Efkan Şeşen’in beyanının ardından Takvim Gazetesi hakkında “yandaş” demesine itiraz ederek şikayetçi oldu. Hakaret içerikli söylemler olduğunu belirterek, bunun tutanaklara geçmesi geçmesini talep etti.
Sanat Meclisi’nin Berkin Elvan için hazırladığı videoda yer aldığı için yandaş medya tarafından hedef gösterilen bir diğer sanatçı da Tayfun Talipoğlu idi. Talipoğlu ilk görüldüğü davacı sandalyesinden kalkarak şunları söyledi: “Öncelikle ben mesleki açıdan bir şeyler söyleyeceğim. Gazeteciyim. Ben Abdi İpekçi ekolünden geliyorum. Bize öğretilenlerin içinde haber yaparken kimseyi hedef göstermeyin ilkesi vardı. Şahıslar hakkında yazı yazarken elinizde delil varsa yazın denirdi. Ama son zamanlarda Türkiye’de taraf olmayan bertaraf olur üzerinden bakılıyor. Bazıları gazeteciliği birilerinden taraf olmak şeklinde yanlış anladılar. Gazetecilik değil, hedef gösterme… Gazetecinin görevi hükümdarın günlüğünü tutmak değildir. Elbette bu suçtan kimseyi asmazlar ama bu gazetecilerin cezalandırılmalarını istiyorum.

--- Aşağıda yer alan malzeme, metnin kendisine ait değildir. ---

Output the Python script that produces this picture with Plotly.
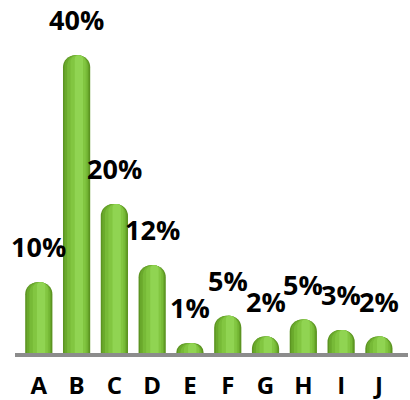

Suç duyurusu kabul edilen diğer sanatçı ise Hüseyin Turan idi. Ve Turan şunları ifade etti: “Ben yaptığımız işin, hazırlanan bu videonun arkasındayım. Bize saldıranların, bu şekilde haber yapanların da yarın öbür gün çocukları sokak ortasında başlarına böyle bir şey gelseydi yine yapardık. Biz bütün olarak çocukların sokak ortasında öldürülmesin istiyoruz. Bu tamamen sanatçı duyarlılığıdır. Tabi “cezalandırılsın lafı falan iyi değil”. Ama onların bunu vicdanlarında hissetmelerini istiyoruz. Hala saldırmaya devam ediyorlar çünkü.
Duruşmanın bu aşamasında salonda bulunan Grup Yorum elemanı Selma Altın ve şair İbrahim Karaca bu videoda yer aldıklarını belirterek müşteki olmak istediklerini belirttiler.
Takvim Gazetesi, Sanat Meclisi’nin hazırladığı videonun yayınlanmasının hemen ardından sanatçıları hedef alan, ağır hakaret sözleri içeren “haber”ler yayınlaşmıştı.
Davaya sanıklar katılmadı. İki avukatından birisi de hakimden mesleki işlerinden kaynaklı olarak izin isteyip duruşmadan ayrıldı.
Sanık avukatı Efkan Şeşen’in Takvim Gazetesi için “yandaş” demesini hakaret sayarak tutanaklara geçilmesini talep etti. Buna salondaki avukatların ve davacıların da destek vermesi salonda ironik anlardan birisi oldu. Davacı avukatlarından Timtik, sanık avukatının talebine aynen katıldıklarını ve tutanaklara “yandaş” şeklinde geçilmesini uygun bulduklarını ifade etti ve Takvim Gazetesi avukatına teşekkür ettiler.
Mahkeme delillerin bilirkişi tarafından incelenmesine ve bir sonraki duruşmanın 5 Nisan tarihine ertelenmesine karar verdi.